Tuesday, 17 April 2012

April showers (and drought, obviously)...

A very high tide © Mellifluous Dark
There has been talk of drought in these here parts. And, since the hosepipe ban that started at the beginning of April, it has rained and showered and been sharply sunny in London. We have had thunder, lightning, hail, pelting rain, drizzle, sunshine, wind, stillness, blue skies, soft breezes and blankets of grey cloud – all in the space of two days. L has had a crash course in British weather; happily, she is fascinated by storms, as am I. There is nothing quite like the majesty of a dark grey cloud that comes hurtling across the sky to make you remember that we are just the equivalent of little ants on this planet. Thunderstorms and the sea quickly convey our vulnerability and create (in me at any rate) a longing for tea and hot, buttered toast, or full-bodied red wine depending on the time of day. Oh, and let's not forget the Thames, which is a short distance from where I sit. Soon, the tide will be high; it will destroy unwary car-parkers, seep through some doorways and cut off roads and pathways. The spring tides are quite dramatic and strangely hypnotic – you just stare and stare at the water swelling and creeping higher. Only a fool would underestimate the strength and quiet power of this winding river. It is not a safe place for a quick dip.

(Pic: guardian.co.uk)
I recall the drought of 1976 though I was but a youngster at primary school. Normally damp southern English earth was covered in cracks like the patterns on a giraffe. The heat was searing. My mum took a trip to South America to visit some of our family and dad painted the outside of the garage, his skin growing darker by the hour. It was hotter, on occasion, back here. The plants were dehyrated and water was reserved for drinking, washing dishes and clothes, and bathing. This year's drought, so far, sees a perfect concoction of a fledgling plant's needs met, what with the sun and water alternating that makes getting ready in the morning confusing – and even more time consuming.

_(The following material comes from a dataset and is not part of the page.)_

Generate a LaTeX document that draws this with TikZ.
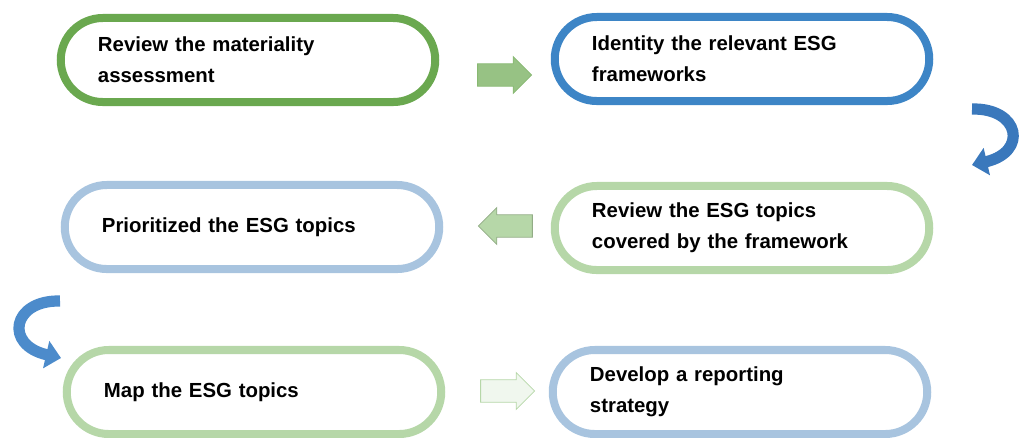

he changeability of British weather – where I live, at any rate – gives me an excuse for my dozens of pairs of shoes and boots, my many coats and clothes for all seasons that bulge in a minimalist's nightmare of a wardrobe. Who are these people who can be so confident of the seasons in England that they manage to vacuum pack their winter/summer clothes away once the relevant season has supposedly passed? I've given up my longing for a capsule wardrobe. Why introduce more stress into your life? It's fun to have to take an umbrella and coat, and wear at least five layers in case the weather changes. Isn't it? L has several little coats and jackets piled on to the banister, and a small selection of footwear of varying permeability. Even if it is fiercely sunny, I'll shove a waterproof thing in my bag, because, well, who am I to know, eh? All those summer days where people have gone to work wearing flip-flops and come home with stains where the rain has bled the dye and washed their feet with London pavement water, just wouldn't be the same (just one of many reasons why flip-flops should be banned on the commute to work/at work). And, what on earth would we talk about? The economy? Nah. Too predictable by half (or three-and-a-half per cent – if we want to bring inflation into it!).